Ya me gustaría a mí haber tenido opción de entrar por el garaje, alejado de los flashes y de la voz acusatoria de mi conciencia —más incisiva que mil jueces fascistas, la cabrona—, cada vez que tenía que hacer el paseíllo que llevaba de las porterías de la entrada del colegio al pupitre del examen sin haber estudiado nada. Era una sensación abrumadora que se enredaba en la constatación sencilla de que absolutamente toda España sabía de qué iba el tema menos yo, tan alejado del mundo durante el último trimestre que no me sorprendería haber llegado a traficar con influencias sin haberme dado cuenta. Al final, la vida es cruel, no me quedaba otra que colocarme unas gafas de sol y caminar mirando al frente con la cabeza rígida y el culo apretado. Eso y soltar murmullos tan bajitos que la gente no supiese si lo que estaba era enlazando padrenuestros o "no hago declaraciones". Ni siquiera sé si alguna vez alguien distinto a mí llegó a reparar en mis via crucis, pero tampoco importa. Lo relevante es que al otro lado del camino esperaba siempre una hoja en blanco. Y que mi obligación era llenarla si quería demostrarle al mundo mi inocencia.
Supongo que esa es otra de las incontables diferencias que me dicen que no tiene sentido que me sienta tan identificado con Begoña Gómez. Pero qué le vamos a hacer, así me siento. La miro entrar en los juzgados, a la intemperie, rodeada de caos y guardaespaldas y me veo entrar a mí, igual de desorientado, solo que acompañado únicamente por aquellos heraldos negros invisibles que anunciaban a los cuatro vientos mis suspensos.
Claro que la esposa de nuestro presidente lo tenía más sencillo. Para aprobar, bastaba con que se hubiese mantenido lo más callada posible durante el tiempo que el examinador hubiese querido prolongar el escrutinio. Devolverle el folio a sus acusadores, todavía en blanco. Y explicarles que en nuestro sistema garantista de justicia son ellos quienes deben demostrar la culpabilidad del acusado.
Así de simple. Se trataba de un examen que tenía hecho desde el segundo exacto en que la citaron a declarar y que sin embargo ella y su entorno han decidido tratar de boicotear antes incluso. Para colmo, poniendo excusas parecidas a las que ponía yo cuando decía que mi perro se había comido mis libros de texto. Ahora pienso que si me siento tan hermanado con ella es quizá por ese aura de inseguridad que transmitimos. Esos nervios absurdos que nos hacen trastabillarnos ante pruebas asequibles. Esa forma de zancadillearnos a nosotros mismos delante del profesor que tiene que juzgarnos, dando a entender un millar de cosas, pero sobre todo que tenemos mucho más que perder que que ganar si aceptamos presentarnos a la prueba.
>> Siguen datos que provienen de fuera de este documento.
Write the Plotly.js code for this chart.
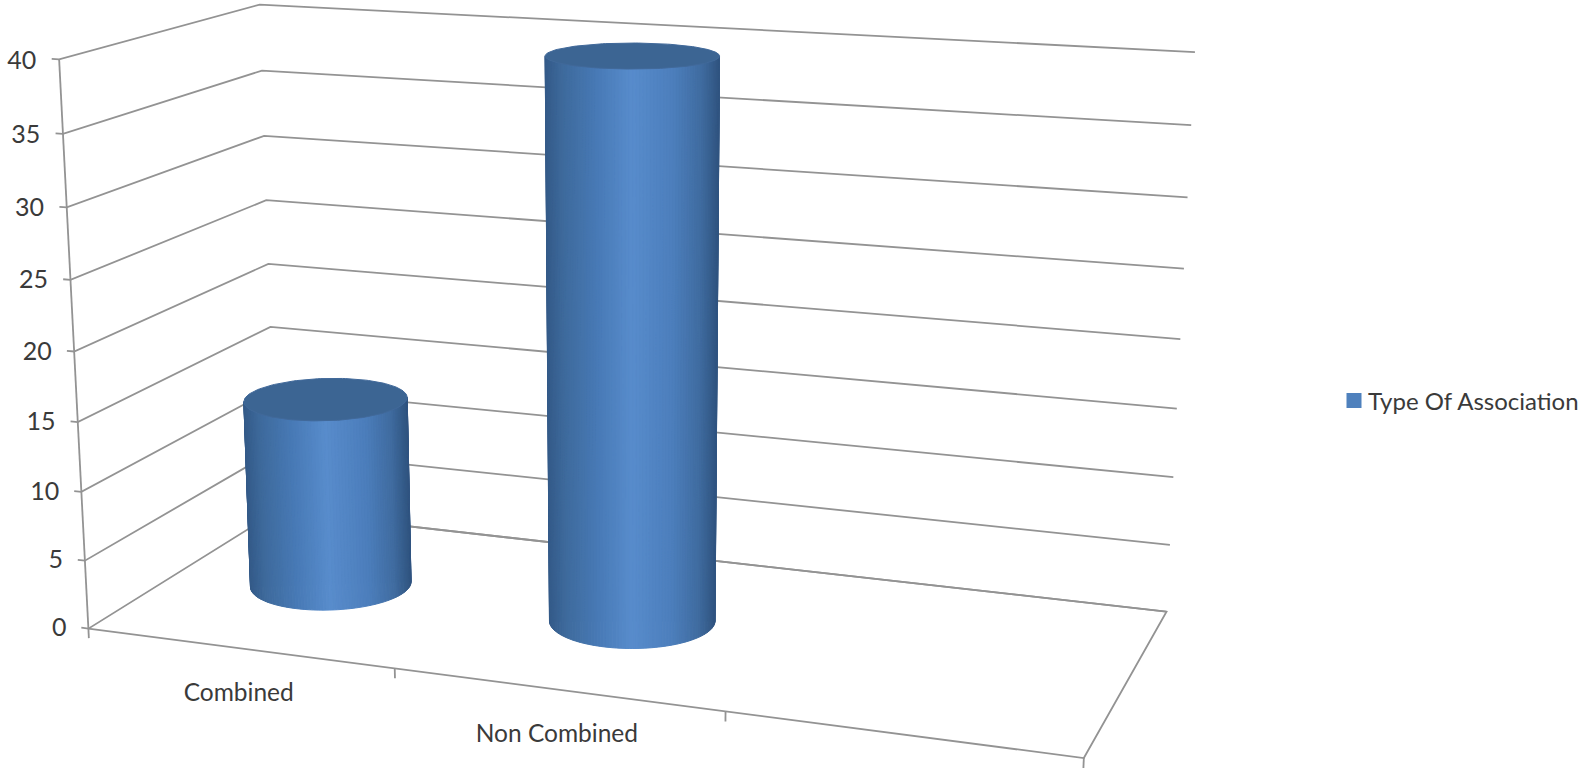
<!DOCTYPE html>
<html>
<head>
<meta charset="utf-8">
<title>Type Of Association</title>
<script src="https://cdn.plot.ly/plotly-3.0.1.min.js"></script>
<style>html,body{margin:0;padding:0;background:#fff}#chart{width:1590px;height:768px}</style>
</head>
<body>
<div id="chart"></div>
<script>
// Chart data
const seriesName = 'Type Of Association';
const categories = ['Combined', 'Non Combined', ''];
const seriesValues = [14, 40];
const valueTicks = [0, 5, 10, 15, 20, 25, 30, 35, 40];
const valueMax = 40;

// Box corners as (category fraction, depth fraction, value fraction) -> plot position.
const calibration = [
  [0, 0, 0, 88, 628], [1, 0, 0, 1085, 758], [0, 1, 0, 277, 512], [1, 1, 0, 1166, 611.5],
  [0, 0, 1, 59.5, 60], [0, 1, 1, 260, 4], [1, 1, 1, 1195, 52],
  [0, 0, 0.375, 78, 422], [0, 0, 0.875, 62.5, 134], [1, 1, 0.375, 1179, 409], [1, 1, 0.875, 1192, 125]
];

function solve(A, b) {
  const n = b.length, M = A.map((r, i) => r.concat(b[i]));
  for (let i = 0; i < n; i++) {
    let p = i;
    for (let k = i + 1; k < n; k++) if (Math.abs(M[k][i]) > Math.abs(M[p][i])) p = k;
    [M[i], M[p]] = [M[p], M[i]];
    for (let k = 0; k < n; k++) {
      if (k === i) continue;
      const f = M[k][i] / M[i][i];
      for (let j = i; j <= n; j++) M[k][j] -= f * M[i][j];
    }
  }
  return M.map((r, i) => r[n] / r[i]);
}

// Least-squares perspective camera from the calibration points.
function fitCamera(pts) {
  const rows = [], rhs = [];
  pts.forEach(([X, Y, Z, x, y]) => {
    rows.push([X, Y, Z, 1, 0, 0, 0, 0, -x * X, -x * Y, -x * Z]); rhs.push(x);
    rows.push([0, 0, 0, 0, X, Y, Z, 1, -y * X, -y * Y, -y * Z]); rhs.push(y);
  });
  const N = 11, AtA = [], Atb = [];
  for (let i = 0; i < N; i++) {
    AtA.push(new Array(N).fill(0)); Atb.push(0);
    rows.forEach((r, k) => {
      for (let j = 0; j < N; j++) AtA[i][j] += r[i] * r[j];
      Atb[i] += r[i] * rhs[k];
    });
  }
  return solve(AtA, Atb);
}
const P = fitCamera(calibration);

function project(u, v, w) {
  const d = P[8] * u + P[9] * v + P[10] * w + 1;
  return [(P[0] * u + P[1] * v + P[2] * w + P[3]) / d, (P[4] * u + P[5] * v + P[6] * w + P[7]) / d];
}
const toPlot = (u, v, value) => project(u, v, value / valueMax);

const traces = [];
function polyline(points, color, width) {
  const xy = points.map(p => toPlot(p[0], p[1], p[2]));
  traces.push({
    type: 'scatter', mode: 'lines', x: xy.map(p => p[0]), y: xy.map(p => p[1]),
    line: { color: color, width: width }, hoverinfo: 'skip', showlegend: false
  });
}

// Walls, floor, axis and tick marks
const gridColor = '#939393', gridWidth = 1.8;
valueTicks.forEach(t => polyline([[-0.008, 0, t], [0, 0, t], [0, 1, t], [1, 1, t]], gridColor, gridWidth));
polyline([[0, 0, 0], [0, 0, valueMax]], gridColor, gridWidth);
polyline([[0, 1, 0], [1, 1, 0], [1, 0, 0], [0, 0, 0]], gridColor, gridWidth);
for (let i = 0; i <= categories.length; i++) {
  const u = i / categories.length;
  polyline([[u, 0, 0], [u, 0, -0.7]], gridColor, gridWidth);
}

// Cylinders
const edgeColor = 'rgb(52,90,136)';
const stops = [[0, [52, 90, 136]], [0.1, [62, 106, 156]], [0.3, [72, 122, 182]], [0.5, [88, 140, 204]],
               [0.74, [76, 126, 188]], [0.9, [64, 108, 160]], [1, [48, 84, 128]]];
function shade(t) {
  t = Math.min(1, Math.max(0, t));
  for (let i = 1; i < stops.length; i++) {
    if (t <= stops[i][0]) {
      const a = stops[i - 1], b = stops[i], f = (t - a[0]) / (b[0] - a[0]);
      const c = a[1].map((ch, k) => Math.round(ch + (b[1][k] - ch) * f));
      return 'rgb(' + c.join(',') + ')';
    }
  }
  return edgeColor;
}
const radiusU = 0.083, radiusV = 0.2, depthMid = 0.5, steps = 160;

function ring(cu, value) {
  const pts = [];
  for (let i = 0; i <= steps; i++) {
    const a = i / steps * 2 * Math.PI;
    pts.push(toPlot(cu + radiusU * Math.cos(a), depthMid + radiusV * Math.sin(a), value));
  }
  return pts;
}

function extremes(points) {
  const xs = points.slice(0, steps).map(p => p[0]);
  return { xs: xs, left: xs.indexOf(Math.min(...xs)), right: xs.indexOf(Math.max(...xs)) };
}

seriesValues.forEach((value, idx) => {
  const cu = (idx + 0.5) / categories.length;
  const low = ring(cu, 0), high = ring(cu, value);
  const base = extremes(low), top = extremes(high);
  const xMin = low[base.left][0], xMax = low[base.right][0];

  // Straight outline joining the outermost points of both rings.
  const outline = [low[base.left], high[top.left], high[top.right], low[base.right], low[base.left]];
  traces.push({
    type: 'scatter', mode: 'lines', fill: 'toself', fillcolor: edgeColor,
    x: outline.map(p => p[0]), y: outline.map(p => p[1]),
    line: { color: edgeColor, width: 1 }, hoverinfo: 'skip', showlegend: false
  });

  // The visible wall runs between the outermost points of the base ring, through the front.
  const iLeft = base.left;
  const iRight = base.right < iLeft ? base.right + steps : base.right;
  for (let i = iLeft; i < iRight; i++) {
    const k = i % steps, n = (k + 1) % steps;
    const a = low[k], b = low[n], c = high[n], d = high[k];
    const col = shade(((a[0] + b[0]) / 2 - xMin) / (xMax - xMin));
    traces.push({
      type: 'scatter', mode: 'lines', fill: 'toself', fillcolor: col,
      x: [a[0], b[0], c[0], d[0], a[0]], y: [a[1], b[1], c[1], d[1], a[1]],
      line: { color: col, width: 1 }, hoverinfo: 'skip', showlegend: false
    });
  }
  traces.push({
    type: 'scatter', mode: 'lines', fill: 'toself', fillcolor: '#3c6593',
    x: high.map(p => p[0]), y: high.map(p => p[1]),
    line: { color: '#41699a', width: 1 }, hoverinfo: 'skip', showlegend: false
  });
});

// Value and category labels
const fontFamily = 'Lato, "Open Sans", sans-serif', textColor = '#3a3a3a';
const valueLabelPos = valueTicks.map(t => toPlot(-0.025, 0, t - 0.3));
traces.push({
  type: 'scatter', mode: 'text', x: valueLabelPos.map(p => p[0]), y: valueLabelPos.map(p => p[1]),
  text: valueTicks.map(String), textposition: 'middle left',
  textfont: { family: fontFamily, size: 25, color: textColor },
  hoverinfo: 'skip', showlegend: false
});
const catLabelPos = categories.map((c, i) => {
  const p = toPlot((i + 0.5) / categories.length, 0, 0);
  return [p[0], p[1] + 34];
});
traces.push({
  type: 'scatter', mode: 'text', x: catLabelPos.map(p => p[0]), y: catLabelPos.map(p => p[1]),
  text: categories, textposition: 'bottom center',
  textfont: { family: fontFamily, size: 24.5, color: textColor },
  hoverinfo: 'skip', showlegend: false
});

// Legend entry
traces.push({
  type: 'scatter', mode: 'markers', name: seriesName, x: [null], y: [null],
  marker: { symbol: 'square', size: 15, color: '#4f81bd' }, hoverinfo: 'skip', showlegend: true
});

Plotly.newPlot('chart', traces, {
  width: 1590, height: 768, margin: { l: 0, r: 0, t: 0, b: 0 },
  paper_bgcolor: '#ffffff', plot_bgcolor: '#ffffff',
  xaxis: { range: [0, 1590], visible: false, fixedrange: true },
  yaxis: { range: [768, 0], visible: false, fixedrange: true },
  showlegend: true,
  legend: { x: 1335 / 1590, y: 1 - 401 / 768, xanchor: 'left', yanchor: 'middle',
            bgcolor: 'rgba(0,0,0,0)', font: { family: fontFamily, size: 24, color: textColor },
            itemsizing: 'trace' }
}, { displayModeBar: false }).then(() => {
  // Tighten the gap between the legend swatch and its label.
  const label = document.querySelector('.legend .legendtext');
  if (label) label.setAttribute('x', parseFloat(label.getAttribute('x')) - 6);
});
</script>
</body>
</html>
Lo lógico es pensar, como piensa casi todo el mundo, que si te sabes inocente y te consideras víctima de una persecución insostenible deberías desear que te pregunte el juez para que la acusación se desmorone cuanto antes. Pero chico, yo qué sé. Tampoco tengo claro qué hubiera hecho si el día mismo del examen el profesor me hubiese dicho que iba a preguntar por temas que no había avisado que entraban, aunque me los supiese. Algo así le pasó ayer a Begoña, y yo la entiendo. Así que si una cosa reafirmé, incluso después de tanto todo para nada, es que a los tribunales hay que ir como a las aulas: con la lección aprendida. Y que eso aplica para todos, pero todavía más para los jueces y para los profesores.